The developer then mounted a legal challenge against the Planning Inspector’s decision at the High Court. The Planning Inspector’s decision was defended in court jointly by Islington’s legal team and the lawyers representing the Ministry of Housing Communities and Local Government (MHCLG).

Normally, the role of the courts in planning disputes is very limited and restricted to legal technicalities only. However, in this case the Judge Justice Mr David Holgate allowed a fairly detailed examination of planning issues and the development viability evidence in particular.

Today (Friday, 27 April) he dismissed the legal challenge on all three grounds put forward by the developer, and concluded that he was satisfied with the Planning Inspector’s decision to dismiss the developer’s appeal and uphold the council’s decision to refuse the planning application.

Responding to the judgement, an Islington Council spokesperson said:

“We are delighted by the High Court judgement. This decision reinforces Islington Council’s long standing position that developers should abide by the councils’ planning guidelines – rather than overpaying for land and then trying to bypass our affordable housing requirements.

“There is a shortage of good quality, genuinely affordable housing in Islington and a significant unmet housing need. The council is doing everything it can to address this, because we believe that everyone should have somewhere to live that is affordable, decent and secure – and developers must respect these important priorities when they purchase sites in Islington.”

In a highly unusual move, in a postscript to the judgment, Judge Mr Justice Holgate also recommended that the current, widely used, guidance on viability assessments by the Royal Institute of Chartered Surveyors (RICS) should be revisedin order to address any misunderstandings about market valuation concepts and techniques, the “circularity” issue and any other problems encountered in practice over the last 6 years, so as to help avoid protracted disputes of the kind we have seen in the present case and achieve more efficient decision-making.”

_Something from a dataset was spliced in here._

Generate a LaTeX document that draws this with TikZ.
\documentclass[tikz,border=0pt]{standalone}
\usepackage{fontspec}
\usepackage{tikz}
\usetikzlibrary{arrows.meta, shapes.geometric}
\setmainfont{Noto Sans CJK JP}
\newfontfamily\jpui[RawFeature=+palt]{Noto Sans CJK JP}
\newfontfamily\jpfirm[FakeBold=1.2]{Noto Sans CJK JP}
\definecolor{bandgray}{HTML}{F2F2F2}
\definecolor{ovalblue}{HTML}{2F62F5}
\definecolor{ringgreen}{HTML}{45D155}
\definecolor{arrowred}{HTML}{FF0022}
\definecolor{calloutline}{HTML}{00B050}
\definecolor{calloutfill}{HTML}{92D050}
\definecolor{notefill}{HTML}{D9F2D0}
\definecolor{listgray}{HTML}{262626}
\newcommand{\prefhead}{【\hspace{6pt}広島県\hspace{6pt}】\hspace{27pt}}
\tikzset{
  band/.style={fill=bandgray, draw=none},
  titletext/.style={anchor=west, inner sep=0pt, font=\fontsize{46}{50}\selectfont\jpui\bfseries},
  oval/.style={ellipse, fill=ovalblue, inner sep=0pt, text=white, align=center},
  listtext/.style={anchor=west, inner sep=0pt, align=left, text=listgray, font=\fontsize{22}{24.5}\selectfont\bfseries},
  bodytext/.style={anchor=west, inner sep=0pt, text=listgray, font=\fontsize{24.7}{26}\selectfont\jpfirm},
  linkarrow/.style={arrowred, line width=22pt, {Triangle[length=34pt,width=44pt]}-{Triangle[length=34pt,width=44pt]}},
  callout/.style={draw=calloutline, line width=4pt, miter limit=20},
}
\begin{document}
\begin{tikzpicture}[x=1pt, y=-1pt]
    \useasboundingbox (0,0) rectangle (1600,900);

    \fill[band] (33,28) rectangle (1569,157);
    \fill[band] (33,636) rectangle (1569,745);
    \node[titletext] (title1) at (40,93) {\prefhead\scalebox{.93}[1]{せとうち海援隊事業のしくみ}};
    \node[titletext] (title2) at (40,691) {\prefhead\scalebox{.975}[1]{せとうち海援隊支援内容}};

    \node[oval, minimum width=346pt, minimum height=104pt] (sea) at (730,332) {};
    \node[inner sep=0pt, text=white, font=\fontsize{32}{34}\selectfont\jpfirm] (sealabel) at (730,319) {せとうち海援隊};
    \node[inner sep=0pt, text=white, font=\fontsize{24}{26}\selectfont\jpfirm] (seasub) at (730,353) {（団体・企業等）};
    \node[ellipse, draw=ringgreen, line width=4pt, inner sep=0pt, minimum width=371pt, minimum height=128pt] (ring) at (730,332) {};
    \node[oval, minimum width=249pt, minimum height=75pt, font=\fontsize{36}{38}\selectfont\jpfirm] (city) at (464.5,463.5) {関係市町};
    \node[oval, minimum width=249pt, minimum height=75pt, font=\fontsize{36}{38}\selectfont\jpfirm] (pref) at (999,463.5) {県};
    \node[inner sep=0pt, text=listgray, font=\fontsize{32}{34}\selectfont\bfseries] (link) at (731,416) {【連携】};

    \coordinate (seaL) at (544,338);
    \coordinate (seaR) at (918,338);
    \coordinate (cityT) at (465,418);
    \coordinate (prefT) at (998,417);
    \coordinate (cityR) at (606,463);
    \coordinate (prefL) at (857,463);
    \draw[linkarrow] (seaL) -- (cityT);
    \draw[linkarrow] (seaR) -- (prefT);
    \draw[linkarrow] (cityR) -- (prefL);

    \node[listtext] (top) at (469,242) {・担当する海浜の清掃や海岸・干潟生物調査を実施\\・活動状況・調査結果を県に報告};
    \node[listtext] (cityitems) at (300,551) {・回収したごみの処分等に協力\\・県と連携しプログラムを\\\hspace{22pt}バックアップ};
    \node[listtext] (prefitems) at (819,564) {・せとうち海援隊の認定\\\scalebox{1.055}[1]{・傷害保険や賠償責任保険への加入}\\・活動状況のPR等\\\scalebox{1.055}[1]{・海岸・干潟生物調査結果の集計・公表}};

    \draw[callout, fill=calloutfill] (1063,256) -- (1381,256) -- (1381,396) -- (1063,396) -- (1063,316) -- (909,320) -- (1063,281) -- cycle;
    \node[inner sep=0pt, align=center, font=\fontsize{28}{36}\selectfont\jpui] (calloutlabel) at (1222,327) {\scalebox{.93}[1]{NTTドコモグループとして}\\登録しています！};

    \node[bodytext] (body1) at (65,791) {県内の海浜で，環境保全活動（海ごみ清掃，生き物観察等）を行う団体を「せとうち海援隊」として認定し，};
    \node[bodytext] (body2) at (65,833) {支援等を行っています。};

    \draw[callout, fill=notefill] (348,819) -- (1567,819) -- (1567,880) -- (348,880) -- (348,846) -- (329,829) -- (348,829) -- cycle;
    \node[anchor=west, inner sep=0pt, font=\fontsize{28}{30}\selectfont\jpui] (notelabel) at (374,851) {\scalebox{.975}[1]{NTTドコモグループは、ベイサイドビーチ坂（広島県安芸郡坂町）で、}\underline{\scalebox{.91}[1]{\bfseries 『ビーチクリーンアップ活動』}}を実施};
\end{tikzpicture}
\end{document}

This is something that the council has been calling for over the last couple of years, due to serious concerns about how the RICS Financial Viability in Planning (2012) guidance note was being applied in practice.

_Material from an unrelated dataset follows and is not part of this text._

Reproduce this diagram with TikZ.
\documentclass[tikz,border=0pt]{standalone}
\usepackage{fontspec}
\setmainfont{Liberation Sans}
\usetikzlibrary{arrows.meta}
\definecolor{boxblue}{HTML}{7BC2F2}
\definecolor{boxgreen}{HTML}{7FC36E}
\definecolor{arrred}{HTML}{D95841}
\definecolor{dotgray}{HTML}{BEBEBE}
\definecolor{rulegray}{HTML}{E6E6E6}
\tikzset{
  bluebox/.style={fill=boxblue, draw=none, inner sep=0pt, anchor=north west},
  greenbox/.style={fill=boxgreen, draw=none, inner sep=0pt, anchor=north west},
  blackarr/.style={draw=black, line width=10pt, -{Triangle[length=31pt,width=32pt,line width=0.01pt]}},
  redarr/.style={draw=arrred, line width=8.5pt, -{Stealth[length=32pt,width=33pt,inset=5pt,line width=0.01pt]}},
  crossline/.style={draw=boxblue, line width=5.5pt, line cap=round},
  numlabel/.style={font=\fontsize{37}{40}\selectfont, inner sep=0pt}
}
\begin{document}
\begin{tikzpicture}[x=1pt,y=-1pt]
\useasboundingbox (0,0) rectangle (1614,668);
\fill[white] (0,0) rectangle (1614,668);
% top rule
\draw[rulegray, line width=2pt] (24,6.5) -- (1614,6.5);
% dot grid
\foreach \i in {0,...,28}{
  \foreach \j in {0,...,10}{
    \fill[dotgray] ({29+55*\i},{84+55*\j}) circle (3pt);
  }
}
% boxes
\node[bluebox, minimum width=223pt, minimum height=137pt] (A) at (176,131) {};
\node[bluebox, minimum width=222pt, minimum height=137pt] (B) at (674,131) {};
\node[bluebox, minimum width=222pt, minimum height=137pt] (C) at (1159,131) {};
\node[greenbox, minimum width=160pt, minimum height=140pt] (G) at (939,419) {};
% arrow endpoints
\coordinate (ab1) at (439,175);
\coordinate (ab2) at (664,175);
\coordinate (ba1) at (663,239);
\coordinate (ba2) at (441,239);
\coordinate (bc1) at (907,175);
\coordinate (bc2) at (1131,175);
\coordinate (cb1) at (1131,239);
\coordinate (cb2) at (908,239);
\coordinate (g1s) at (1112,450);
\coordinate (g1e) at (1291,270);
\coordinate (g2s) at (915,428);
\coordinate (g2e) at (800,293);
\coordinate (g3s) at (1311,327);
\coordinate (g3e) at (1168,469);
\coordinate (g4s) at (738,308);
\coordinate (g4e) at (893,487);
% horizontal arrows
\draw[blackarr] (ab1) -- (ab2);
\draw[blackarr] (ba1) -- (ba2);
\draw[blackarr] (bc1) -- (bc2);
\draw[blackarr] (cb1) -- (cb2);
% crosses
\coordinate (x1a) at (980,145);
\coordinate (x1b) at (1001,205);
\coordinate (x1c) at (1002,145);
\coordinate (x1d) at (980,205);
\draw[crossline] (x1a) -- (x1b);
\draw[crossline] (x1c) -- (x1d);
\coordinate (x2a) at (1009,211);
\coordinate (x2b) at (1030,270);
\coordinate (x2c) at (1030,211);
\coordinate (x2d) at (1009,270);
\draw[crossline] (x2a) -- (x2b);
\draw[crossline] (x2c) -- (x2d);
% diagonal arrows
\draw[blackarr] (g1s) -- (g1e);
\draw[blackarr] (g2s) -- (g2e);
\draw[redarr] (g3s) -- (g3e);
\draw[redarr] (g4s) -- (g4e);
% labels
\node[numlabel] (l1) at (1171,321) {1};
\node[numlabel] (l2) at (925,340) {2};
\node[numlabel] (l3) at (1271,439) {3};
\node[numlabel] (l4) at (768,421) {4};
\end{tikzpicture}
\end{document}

Islington Council’s planning guidance on Development Viability is very clear and specifically cautions developers against overpaying for land and using the purchase price as a justification for providing little or no affordable housing. This landmark judgment reinforces what Islington (and many other councils) have been arguing for years that affordable housing requirements cannot be bypassed by using the “dark art” of viability assessments to ignore planning policy requirements.